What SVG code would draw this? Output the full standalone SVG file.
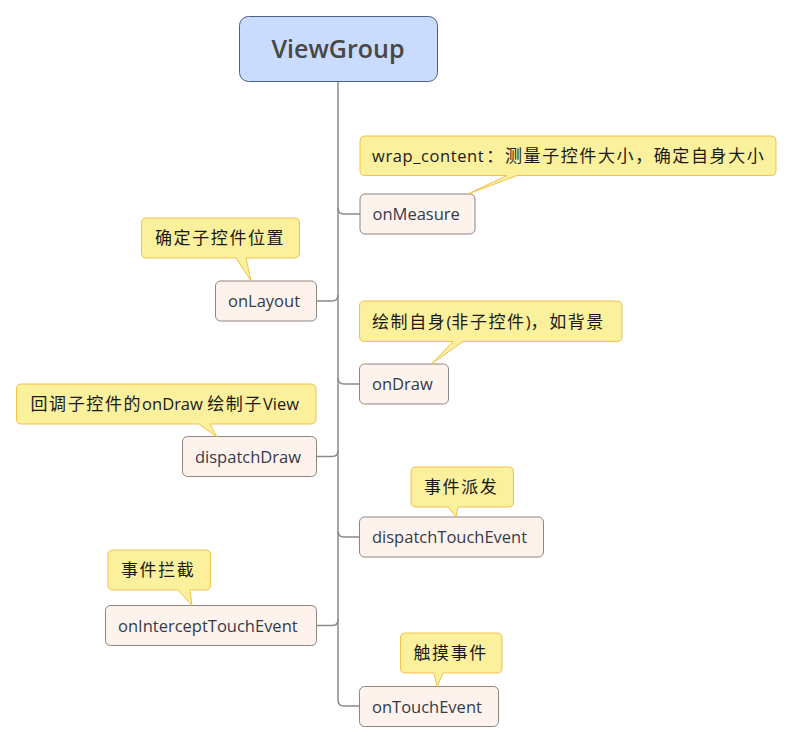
<svg xmlns="http://www.w3.org/2000/svg" width="792" height="743" viewBox="0 0 792 743">
<style>
.bg{fill:#ffffff}
.root rect{fill:#c9dcfd;stroke:#4f5f8c;stroke-width:1}
.root text{font-family:"Open Sans","Liberation Sans",sans-serif;font-weight:600;font-size:25px;fill:#474747;text-anchor:middle}
.node rect{fill:#fdf3ec;stroke:#8e8480;stroke-width:1}
.node text{font-family:"Open Sans","Liberation Sans",sans-serif;font-size:16.5px;fill:#333b4a}
.call path{fill:#fbf09c;stroke:#f2c14e;stroke-width:1;stroke-linejoin:round}
.call text{font-family:"Open Sans","Noto Sans CJK SC",sans-serif;font-size:16.5px;fill:#1a1a1a}
.c{font-family:"Noto Sans CJK SC",sans-serif;font-size:17px;letter-spacing:1.6px}
.w{letter-spacing:0.6px}
.conn path{fill:none;stroke:#8a8a8a;stroke-width:1.5}
</style>
<rect class="bg" x="0" y="0" width="792" height="743"/>
<g id="connectors" class="conn">
<path d="M338,81 V700 Q338,706 344,706 H359.5"/>
<path d="M338,208 Q338,214 344,214 H360"/>
<path d="M338,378 Q338,384 344,384 H359.5"/>
<path d="M338,531 Q338,537 344,537 H359.5"/>
<path d="M316.5,301 H332 Q338,301 338,295"/>
<path d="M316.5,456.5 H332 Q338,456.5 338,450.5"/>
<path d="M316.5,625.5 H332 Q338,625.5 338,619.5"/>
</g>
<g id="root" class="root">
<rect x="239.5" y="16.5" width="198" height="65" rx="9"/>
<text x="338" y="58">ViewGroup</text>
</g>
<g id="onMeasure" class="node">
<rect x="360" y="194" width="115" height="40" rx="5"/>
<text x="372.5" y="220">onMeasure</text>
</g>
<g id="onLayout" class="node">
<rect x="215.5" y="281" width="101" height="40" rx="5"/>
<text x="228" y="307">onLayout</text>
</g>
<g id="onDraw" class="node">
<rect x="359.5" y="364" width="89" height="40" rx="5"/>
<text x="372" y="390">onDraw</text>
</g>
<g id="dispatchDraw" class="node">
<rect x="182.5" y="436.5" width="134" height="40" rx="5"/>
<text x="195" y="462.5">dispatchDraw</text>
</g>
<g id="dispatchTouchEvent" class="node">
<rect x="359.5" y="517" width="184" height="40" rx="5"/>
<text x="372" y="543">dispatchTouchEvent</text>
</g>
<g id="onInterceptTouchEvent" class="node">
<rect x="105.5" y="605.5" width="211" height="40" rx="5"/>
<text x="118" y="631.5">onInterceptTouchEvent</text>
</g>
<g id="onTouchEvent" class="node">
<rect x="359.5" y="686.5" width="139" height="40" rx="5"/>
<text x="372" y="712.5">onTouchEvent</text>
</g>
<g id="note-onMeasure" class="call">
<path d="M365,136 H771 Q776,136 776,141 V170.5 Q776,175.5 771,175.5 H517 L468,194 L507,175.5 H365 Q360,175.5 360,170.5 V141 Q360,136 365,136 Z"/>
<text x="372" y="162"><tspan class="w">wrap_content</tspan><tspan class="c" dx="2">：测量子控件大小，确定自身大小</tspan></text>
</g>
<g id="note-onLayout" class="call">
<path d="M146.5,218 H294.5 Q299.5,218 299.5,223 V253 Q299.5,258 294.5,258 H246 L251,281 L236,258 H146.5 Q141.5,258 141.5,253 V223 Q141.5,218 146.5,218 Z"/>
<text x="155" y="244"><tspan class="c">确定子控件位置</tspan></text>
</g>
<g id="note-onDraw" class="call">
<path d="M364.5,301 H617 Q622,301 622,306 V336.5 Q622,341.5 617,341.5 H463 L431.5,364 L453,341.5 H364.5 Q359.5,341.5 359.5,336.5 V306 Q359.5,301 364.5,301 Z"/>
<text x="372" y="327.5"><tspan class="c">绘制自身</tspan>(<tspan class="c">非子控件</tspan>)<tspan class="c">，如背景</tspan></text>
</g>
<g id="note-dispatchDraw" class="call">
<path d="M21.5,384 H311 Q316,384 316,389 V419 Q316,424 311,424 H210 L217,437 L199,424 H21.5 Q16.5,424 16.5,419 V389 Q16.5,384 21.5,384 Z"/>
<text x="30.5" y="410"><tspan class="c">回调子控件的</tspan>onDraw <tspan class="c">绘制子</tspan>View</text>
</g>
<g id="note-dispatchTouchEvent" class="call">
<path d="M416,467 H508.5 Q513.5,467 513.5,472 V502 Q513.5,507 508.5,507 H458 L456,517 L448,507 H416 Q411,507 411,502 V472 Q411,467 416,467 Z"/>
<text x="424" y="493"><tspan class="c">事件派发</tspan></text>
</g>
<g id="note-onInterceptTouchEvent" class="call">
<path d="M113,550 H205.5 Q210.5,550 210.5,555 V585 Q210.5,590 205.5,590 H190 L192,605.5 L178,590 H113 Q108,590 108,585 V555 Q108,550 113,550 Z"/>
<text x="121" y="576"><tspan class="c">事件拦截</tspan></text>
</g>
<g id="note-onTouchEvent" class="call">
<path d="M405.5,633 H497 Q502,633 502,638 V668 Q502,673 497,673 H443 L437,687 L434,673 H405.5 Q400.5,673 400.5,668 V638 Q400.5,633 405.5,633 Z"/>
<text x="413.5" y="659"><tspan class="c">触摸事件</tspan></text>
</g>
</svg>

________________________________________

- PROBLEM DESCRIPTION:
Take the listing above and print it exactly, apart from the pictures.

- EXERCISE RESULT:
What SVG code would draw this? Output the full standalone SVG file.
<svg xmlns="http://www.w3.org/2000/svg" width="792" height="743" viewBox="0 0 792 743">
<style>
.bg{fill:#ffffff}
.root rect{fill:#c9dcfd;stroke:#4f5f8c;stroke-width:1}
.root text{font-family:"Open Sans","Liberation Sans",sans-serif;font-weight:600;font-size:25px;fill:#474747;text-anchor:middle}
.node rect{fill:#fdf3ec;stroke:#8e8480;stroke-width:1}
.node text{font-family:"Open Sans","Liberation Sans",sans-serif;font-size:16.5px;fill:#333b4a}
.call path{fill:#fbf09c;stroke:#f2c14e;stroke-width:1;stroke-linejoin:round}
.call text{font-family:"Open Sans","Noto Sans CJK SC",sans-serif;font-size:16.5px;fill:#1a1a1a}
.c{font-family:"Noto Sans CJK SC",sans-serif;font-size:17px;letter-spacing:1.6px}
.w{letter-spacing:0.6px}
.conn path{fill:none;stroke:#8a8a8a;stroke-width:1.5}
</style>
<rect class="bg" x="0" y="0" width="792" height="743"/>
<g id="connectors" class="conn">
<path d="M338,81 V700 Q338,706 344,706 H359.5"/>
<path d="M338,208 Q338,214 344,214 H360"/>
<path d="M338,378 Q338,384 344,384 H359.5"/>
<path d="M338,531 Q338,537 344,537 H359.5"/>
<path d="M316.5,301 H332 Q338,301 338,295"/>
<path d="M316.5,456.5 H332 Q338,456.5 338,450.5"/>
<path d="M316.5,625.5 H332 Q338,625.5 338,619.5"/>
</g>
<g id="root" class="root">
<rect x="239.5" y="16.5" width="198" height="65" rx="9"/>
<text x="338" y="58">ViewGroup</text>
</g>
<g id="onMeasure" class="node">
<rect x="360" y="194" width="115" height="40" rx="5"/>
<text x="372.5" y="220">onMeasure</text>
</g>
<g id="onLayout" class="node">
<rect x="215.5" y="281" width="101" height="40" rx="5"/>
<text x="228" y="307">onLayout</text>
</g>
<g id="onDraw" class="node">
<rect x="359.5" y="364" width="89" height="40" rx="5"/>
<text x="372" y="390">onDraw</text>
</g>
<g id="dispatchDraw" class="node">
<rect x="182.5" y="436.5" width="134" height="40" rx="5"/>
<text x="195" y="462.5">dispatchDraw</text>
</g>
<g id="dispatchTouchEvent" class="node">
<rect x="359.5" y="517" width="184" height="40" rx="5"/>
<text x="372" y="543">dispatchTouchEvent</text>
</g>
<g id="onInterceptTouchEvent" class="node">
<rect x="105.5" y="605.5" width="211" height="40" rx="5"/>
<text x="118" y="631.5">onInterceptTouchEvent</text>
</g>
<g id="onTouchEvent" class="node">
<rect x="359.5" y="686.5" width="139" height="40" rx="5"/>
<text x="372" y="712.5">onTouchEvent</text>
</g>
<g id="note-onMeasure" class="call">
<path d="M365,136 H771 Q776,136 776,141 V170.5 Q776,175.5 771,175.5 H517 L468,194 L507,175.5 H365 Q360,175.5 360,170.5 V141 Q360,136 365,136 Z"/>
<text x="372" y="162"><tspan class="w">wrap_content</tspan><tspan class="c" dx="2">：测量子控件大小，确定自身大小</tspan></text>
</g>
<g id="note-onLayout" class="call">
<path d="M146.5,218 H294.5 Q299.5,218 299.5,223 V253 Q299.5,258 294.5,258 H246 L251,281 L236,258 H146.5 Q141.5,258 141.5,253 V223 Q141.5,218 146.5,218 Z"/>
<text x="155" y="244"><tspan class="c">确定子控件位置</tspan></text>
</g>
<g id="note-onDraw" class="call">
<path d="M364.5,301 H617 Q622,301 622,306 V336.5 Q622,341.5 617,341.5 H463 L431.5,364 L453,341.5 H364.5 Q359.5,341.5 359.5,336.5 V306 Q359.5,301 364.5,301 Z"/>
<text x="372" y="327.5"><tspan class="c">绘制自身</tspan>(<tspan class="c">非子控件</tspan>)<tspan class="c">，如背景</tspan></text>
</g>
<g id="note-dispatchDraw" class="call">
<path d="M21.5,384 H311 Q316,384 316,389 V419 Q316,424 311,424 H210 L217,437 L199,424 H21.5 Q16.5,424 16.5,419 V389 Q16.5,384 21.5,384 Z"/>
<text x="30.5" y="410"><tspan class="c">回调子控件的</tspan>onDraw <tspan class="c">绘制子</tspan>View</text>
</g>
<g id="note-dispatchTouchEvent" class="call">
<path d="M416,467 H508.5 Q513.5,467 513.5,472 V502 Q513.5,507 508.5,507 H458 L456,517 L448,507 H416 Q411,507 411,502 V472 Q411,467 416,467 Z"/>
<text x="424" y="493"><tspan class="c">事件派发</tspan></text>
</g>
<g id="note-onInterceptTouchEvent" class="call">
<path d="M113,550 H205.5 Q210.5,550 210.5,555 V585 Q210.5,590 205.5,590 H190 L192,605.5 L178,590 H113 Q108,590 108,585 V555 Q108,550 113,550 Z"/>
<text x="121" y="576"><tspan class="c">事件拦截</tspan></text>
</g>
<g id="note-onTouchEvent" class="call">
<path d="M405.5,633 H497 Q502,633 502,638 V668 Q502,673 497,673 H443 L437,687 L434,673 H405.5 Q400.5,673 400.5,668 V638 Q400.5,633 405.5,633 Z"/>
<text x="413.5" y="659"><tspan class="c">触摸事件</tspan></text>
</g>
</svg>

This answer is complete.